Le sort des deux pilotes turcs détenus au Liban aurait alors été scellé, sans doute d’une funeste manière.
Le rôle palestinien
Pour la Turquie, qui va entrer dans une période électorale importante pour le pouvoir, il y avait urgence de résoudre l’épineux problème des otages. Critiqué par ses alliés occidentaux, Recep Tayyip Erdogan devait aussi montrer qu’il prenait ses distances avec les groupes extrémistes sunnites syriens.
A ces deux acteurs s’en est ajouté un autre, l’Autorité palestinienne. C’est Nabih Berry qui aurait sollicité l’aide de Mahmoud Abbas lors de son passage à Beyrouth. Car l’Autorité palestinienne dispose d’un ambassadeur de poids en Turquie, en la personne de Nabil Maarouf. Selon la télévision al-Mayadeen, le chef des Renseignements palestiniens Majid Faraj aurait aussi effectué plusieurs navettes à Istanbul pour négocier un accord avec les ravisseurs. Al-Mayadeen a également avancé que la libération des otages était le fruit «d’une médiation palestinienne de A à Z», mais que le Qatar en avait ensuite pris la responsabilité, l’Autorité palestinienne n’ayant pas la logistique d’un Etat pour achever l’opération.

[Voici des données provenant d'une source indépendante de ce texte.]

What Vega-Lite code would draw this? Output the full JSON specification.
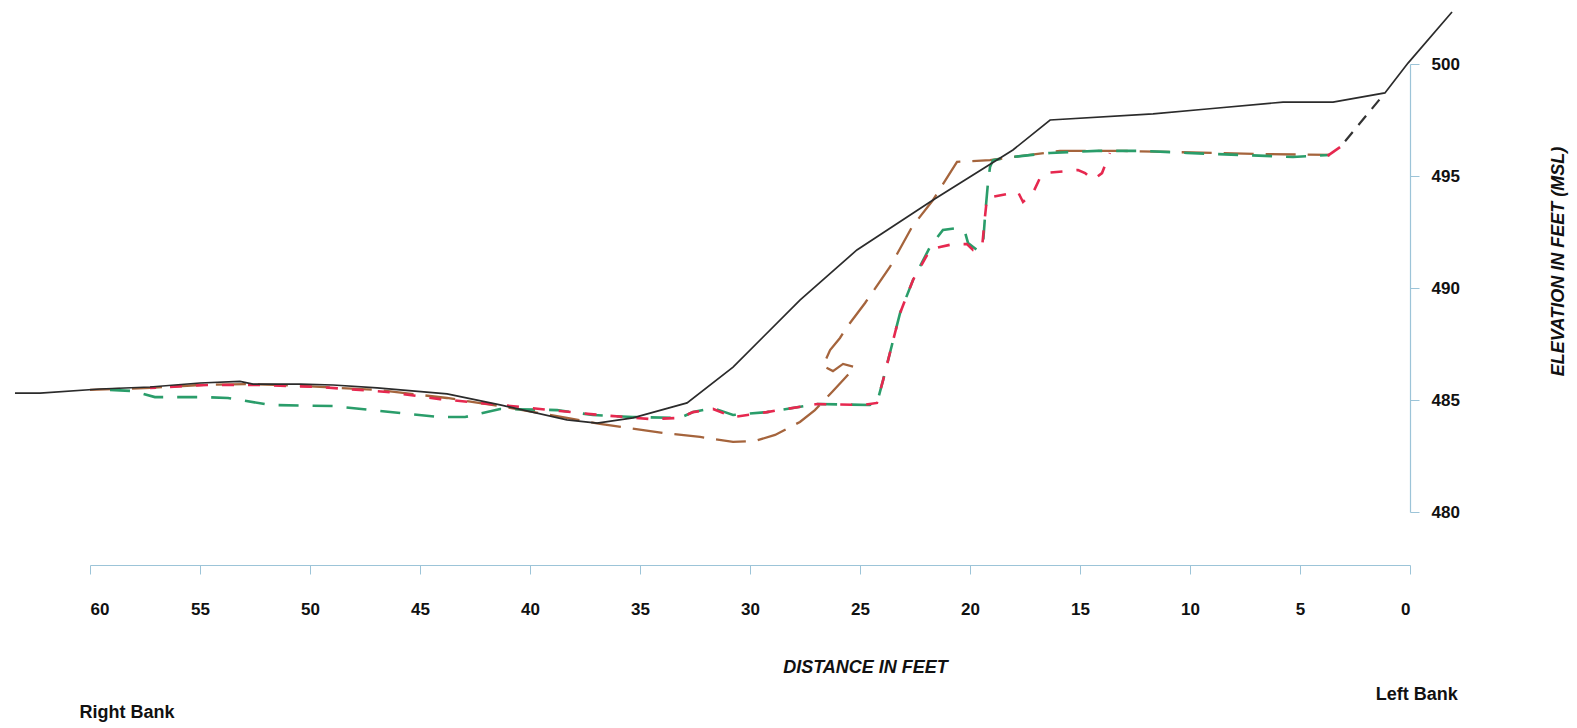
{
  "$schema": "https://vega.github.io/schema/vega-lite/v6.json",
  "width": 1320,
  "height": 448,
  "autosize": {"type": "none"},
  "padding": {"left": 90, "top": 64, "right": 167, "bottom": 216},
  "background": "white",
  "config": {"view": {"stroke": null}, "font": "Liberation Sans"},
  "datasets": {
    "black": [
      {"i":1,"d":63.41,"e":485.31},{"i":2,"d":62.27,"e":485.31},{"i":3,"d":59.55,"e":485.49},{"i":4,"d":57.27,"e":485.58},
      {"i":5,"d":55.0,"e":485.76},{"i":6,"d":53.18,"e":485.83},{"i":7,"d":52.59,"e":485.71},{"i":8,"d":50.45,"e":485.71},
      {"i":9,"d":48.95,"e":485.67},{"i":10,"d":46.95,"e":485.54},{"i":11,"d":43.77,"e":485.27},{"i":12,"d":41.36,"e":484.78},
      {"i":13,"d":38.32,"e":484.11},{"i":14,"d":36.95,"e":483.97},{"i":15,"d":35.32,"e":484.2},{"i":16,"d":32.86,"e":484.87},
      {"i":17,"d":30.77,"e":486.47},{"i":18,"d":27.73,"e":489.46},{"i":19,"d":25.14,"e":491.7},{"i":20,"d":21.68,"e":493.93},
      {"i":21,"d":18.05,"e":496.16},{"i":22,"d":16.36,"e":497.5},{"i":23,"d":11.68,"e":497.77},{"i":24,"d":9.23,"e":497.99},
      {"i":25,"d":5.77,"e":498.3},{"i":26,"d":3.5,"e":498.3},{"i":27,"d":1.14,"e":498.71},{"i":28,"d":0.09,"e":500.04},
      {"i":29,"d":-1.91,"e":502.32}
    ],
    "brown": [
      {"i":1,"d":60.0,"e":485.45},{"i":2,"d":57.27,"e":485.54},{"i":3,"d":55.0,"e":485.67},{"i":4,"d":52.86,"e":485.71},
      {"i":5,"d":50.45,"e":485.63},{"i":6,"d":46.95,"e":485.45},{"i":7,"d":43.77,"e":485.09},{"i":8,"d":41.36,"e":484.73},
      {"i":9,"d":38.32,"e":484.2},{"i":10,"d":36.82,"e":483.93},{"i":11,"d":33.95,"e":483.53},{"i":12,"d":32.27,"e":483.35},
      {"i":13,"d":30.77,"e":483.13},{"i":14,"d":29.77,"e":483.17},{"i":15,"d":28.86,"e":483.44},{"i":16,"d":27.73,"e":484.02},
      {"i":17,"d":27.05,"e":484.55},{"i":18,"d":26.27,"e":485.36},{"i":19,"d":25.68,"e":485.98},{"i":20,"d":25.23,"e":486.47},
      {"i":21,"d":25.77,"e":486.61},{"i":22,"d":26.23,"e":486.29},{"i":23,"d":26.68,"e":486.52},{"i":24,"d":26.36,"e":487.23},
      {"i":25,"d":25.91,"e":487.77},{"i":26,"d":25.59,"e":488.26},{"i":27,"d":24.77,"e":489.33},{"i":28,"d":23.64,"e":490.94},
      {"i":29,"d":22.64,"e":492.72},{"i":30,"d":21.68,"e":493.93},{"i":31,"d":20.59,"e":495.63},{"i":32,"d":19.09,"e":495.71},
      {"i":33,"d":15.91,"e":496.12},{"i":34,"d":13.05,"e":496.12},{"i":35,"d":8.95,"e":496.03},{"i":36,"d":6.82,"e":495.98},
      {"i":37,"d":3.64,"e":495.94}
    ],
    "green": [
      {"i":1,"d":59.09,"e":485.45},{"i":2,"d":58.05,"e":485.4},{"i":3,"d":57.05,"e":485.13},{"i":4,"d":54.86,"e":485.13},
      {"i":5,"d":53.73,"e":485.09},{"i":6,"d":51.82,"e":484.78},{"i":7,"d":48.95,"e":484.73},{"i":8,"d":46.82,"e":484.51},
      {"i":9,"d":44.09,"e":484.24},{"i":10,"d":42.95,"e":484.24},{"i":11,"d":41.36,"e":484.6},{"i":12,"d":38.77,"e":484.55},
      {"i":13,"d":37.14,"e":484.33},{"i":14,"d":35.32,"e":484.24},{"i":15,"d":33.18,"e":484.2},{"i":16,"d":32.59,"e":484.46},
      {"i":17,"d":31.68,"e":484.64},{"i":18,"d":30.77,"e":484.33},{"i":19,"d":29.23,"e":484.46},{"i":20,"d":26.95,"e":484.82},
      {"i":21,"d":24.55,"e":484.78},{"i":22,"d":24.23,"e":484.87},{"i":23,"d":23.95,"e":485.89},{"i":24,"d":23.64,"e":487.1},
      {"i":25,"d":23.18,"e":488.88},{"i":26,"d":22.59,"e":490.36},{"i":27,"d":21.82,"e":491.83},{"i":28,"d":21.23,"e":492.59},
      {"i":29,"d":20.59,"e":492.68},{"i":30,"d":20.23,"e":492.5},{"i":31,"d":20.09,"e":492.01},{"i":32,"d":19.68,"e":491.7},
      {"i":33,"d":19.41,"e":491.92},{"i":34,"d":19.32,"e":493.17},{"i":35,"d":19.18,"e":494.73},{"i":36,"d":19.09,"e":495.4},
      {"i":37,"d":18.95,"e":495.71},{"i":38,"d":18.05,"e":495.85},{"i":39,"d":16.36,"e":496.03},{"i":40,"d":14.23,"e":496.12},
      {"i":41,"d":12.14,"e":496.12},{"i":42,"d":10.14,"e":496.03},{"i":43,"d":7.73,"e":495.94},{"i":44,"d":5.32,"e":495.85},
      {"i":45,"d":3.64,"e":495.94}
    ],
    "red": [
      {"i":1,"d":57.27,"e":485.54},{"i":2,"d":54.68,"e":485.67},{"i":3,"d":52.27,"e":485.67},{"i":4,"d":49.55,"e":485.58},
      {"i":5,"d":46.5,"e":485.36},{"i":6,"d":44.09,"e":485.04},{"i":7,"d":41.36,"e":484.78},{"i":8,"d":40.45,"e":484.69},
      {"i":9,"d":38.64,"e":484.51},{"i":10,"d":36.82,"e":484.33},{"i":11,"d":34.55,"e":484.15},{"i":12,"d":33.18,"e":484.2},
      {"i":13,"d":32.59,"e":484.46},{"i":14,"d":31.68,"e":484.6},{"i":15,"d":30.77,"e":484.24},{"i":16,"d":29.23,"e":484.46},
      {"i":17,"d":26.95,"e":484.82},{"i":18,"d":24.86,"e":484.78},{"i":19,"d":24.23,"e":484.87},{"i":20,"d":23.95,"e":485.89},
      {"i":21,"d":23.64,"e":487.1},{"i":22,"d":23.18,"e":488.88},{"i":23,"d":22.59,"e":490.36},{"i":24,"d":21.82,"e":491.7},
      {"i":25,"d":21.36,"e":491.83},{"i":26,"d":20.77,"e":491.96},{"i":27,"d":20.14,"e":491.96},{"i":28,"d":19.86,"e":491.7},
      {"i":29,"d":19.45,"e":491.83},{"i":30,"d":19.32,"e":493.17},{"i":31,"d":19.23,"e":494.02},{"i":32,"d":18.09,"e":494.24},
      {"i":33,"d":17.82,"e":494.29},{"i":34,"d":17.59,"e":493.84},{"i":35,"d":17.14,"e":494.24},{"i":36,"d":16.82,"e":494.91},
      {"i":37,"d":16.59,"e":495.13},{"i":38,"d":15.09,"e":495.27},{"i":39,"d":14.77,"e":495.13},{"i":40,"d":14.41,"e":494.82},
      {"i":41,"d":14.0,"e":495.13},{"i":42,"d":13.82,"e":495.58},{"i":43,"d":13.64,"e":496.03}
    ],
    "redtick": [
      {"i":1,"d":3.75,"e":495.9},{"i":2,"d":3.18,"e":496.29}
    ],
    "connector": [
      {"i":1,"d":2.95,"e":496.55},{"i":2,"d":1.14,"e":498.71}
    ],
    "banks": [
      {"label":"Right Bank","d":58.32,"e":471.03},
      {"label":"Left Bank","d":-0.31,"e":471.83}
    ]
  },
  "encoding": {
    "x": {
      "field": "d", "type": "quantitative",
      "scale": {"domain": [0, 60], "reverse": true, "nice": false, "zero": false},
      "axis": {
        "values": [0,5,10,15,20,25,30,35,40,45,50,55,60],
        "offset": 53, "grid": false,
        "domainColor": "#9cc4d8", "tickColor": "#9cc4d8", "tickSize": 9, "domainWidth": 1.2,
        "labelFont": "Liberation Sans", "labelFontWeight": "bold", "labelFontSize": 17, "labelColor": "#111",
        "labelPadding": 27,
        "title": "DISTANCE IN FEET", "titleFont": "Liberation Sans", "titleFontSize": 18, "titleFontWeight": "bold",
        "titleFontStyle": "italic", "titleColor": "#111", "titleX": 775, "titleY": 102, "titleAlign": "center", "titleBaseline": "middle"
      }
    },
    "y": {
      "field": "e", "type": "quantitative",
      "scale": {"domain": [480, 500], "nice": false, "zero": false},
      "axis": {
        "orient": "right", "values": [480,485,490,495,500], "grid": false,
        "domainColor": "#9cc4d8", "tickColor": "#9cc4d8", "tickSize": 9, "domainWidth": 1.2,
        "labelFont": "Liberation Sans", "labelFontWeight": "bold", "labelFontSize": 17, "labelColor": "#111",
        "labelPadding": 12,
        "title": "ELEVATION IN FEET (MSL)", "titleFont": "Liberation Sans", "titleFontSize": 18, "titleFontWeight": "bold",
        "titleFontStyle": "italic", "titleColor": "#111", "titleAngle": 270, "titleX": 148, "titleY": 197,
        "titleAlign": "center", "titleBaseline": "middle"
      }
    },
    "order": {"field": "i", "type": "quantitative"}
  },
  "layer": [
    {"data": {"name": "brown"}, "mark": {"type": "line", "color": "#a5643c", "strokeWidth": 2.3, "strokeDash": [30, 12]}},
    {"data": {"name": "green"}, "mark": {"type": "line", "color": "#2a9d6a", "strokeWidth": 2.6, "strokeDash": [20, 14]}},
    {"data": {"name": "red"}, "mark": {"type": "line", "color": "#e6284f", "strokeWidth": 2.6, "strokeDash": [12, 14], "strokeDashOffset": 6}},
    {"data": {"name": "redtick"}, "mark": {"type": "line", "color": "#e6284f", "strokeWidth": 2.6}},
    {"data": {"name": "connector"}, "mark": {"type": "line", "color": "#333333", "strokeWidth": 2.2, "strokeDash": [12, 9]}},
    {"data": {"name": "black"}, "mark": {"type": "line", "color": "#2b2b2b", "strokeWidth": 1.7}},
    {"data": {"name": "banks"}, "mark": {"type": "text", "font": "Liberation Sans", "fontWeight": "bold", "fontSize": 18, "color": "#111", "align": "center", "baseline": "middle"},
     "encoding": {"text": {"field": "label", "type": "nominal"}, "order": null}}
  ]
}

Dernier acteur à entrer en scène, Damas. Car si, au départ, la brigade la Tempête du Nord demandait le retrait des combattants du Hezbollah de Syrie, sa revendication diffère. Ils réclament désormais la libération de 200 prisonnières des geôles syriennes. Qu’à cela ne tienne, Beyrouth entreprend, via le général Abbas Ibrahim, des négociations avec le général syrien Ali Mamlouk, sous le coup d’un mandat d’arrêt libanais depuis le mois de février. Incité par son allié hezbollahi, Damas lâche du lest et décide d’accéder à cette demande. Mais, les détenues syriennes, qui devaient être relâchées le week-end dernier, dans le cadre de l’accord, ne seraient toujours pas arrivées en Turquie, selon la brigade de la Tempête du Nord. Damas, de son côté, est resté muet sur la question. Mercredi, on apprenait toutefois que quatorze détenues avaient été libérées, sur la centaine exigée.
Le Qatar grandi
La fin heureuse de ce feuilleton dramatique aurait donc été provoquée par une conjoncture favorable sur le terrain − la brigade ayant elle-même admis que la progression de l’EIIL avait «hâté l’échange» − et des interventions multiples, et non le versement d’une rançon de cent millions d’euros, comme l’a évoqué le journal al-Charq el-awsat.
Qatar, Turquie, Palestine, Syrie, Liban… Ils sont donc nombreux à s’attribuer les lauriers de la libération des otages. A commencer par le Hezbollah, qui, sans se retirer du conflit syrien, aura récupéré ses ouailles, sans aucune concession.
Le Qatar, sorti, lui aussi, grandi de cette affaire en aurait profité pour tenter un rapprochement subtil avec Damas. Le quotidien russe Nezavissimaïa Gazeta affirme que Doha aurait transmis une lettre au régime d’Assad avec les otages. Selon des experts russes, l’émir Tamim tenterait de redorer l’image de son pays «en renonçant à la confrontation directe». Le tout guidé par la situation sur le champ de bataille syrien, où les extrémistes du Front al-Nosra et de l’EIIL, gagnent de plus en plus de terrain. «Devant l’impossibilité de renverser Assad, Al Thani ne voudrait probablement pas perdre la Syrie comme pays de transit (…) pour son commerce d’hydrocarbures» avancent-ils.
Jenny Saleh
Les pilotes rentrent chez eux
Les deux pilotes de la Turkish airlines, Murat Akpinar et Murat Agça ont été accueillis samedi soir par le Premier ministre turc Recep Tayyip Erdogan, dès leur arrivée à Istanbul. Akpinar a déclaré devant les médias turcs que «le premier mois (de détention) a été très difficile. Nous avons été déplacés huit fois, et à chaque fois, c’était comme un nouvel enlèvement». «Juste après avoir été kidnappés, nous avons été détenus à un endroit très proche de l’aéroport. Nous
pouvions entendre le bruit des avions». «Nous avions décidé d’avoir de bonnes
relations avec nos ravisseurs. Nous n’avons pas été maltraités».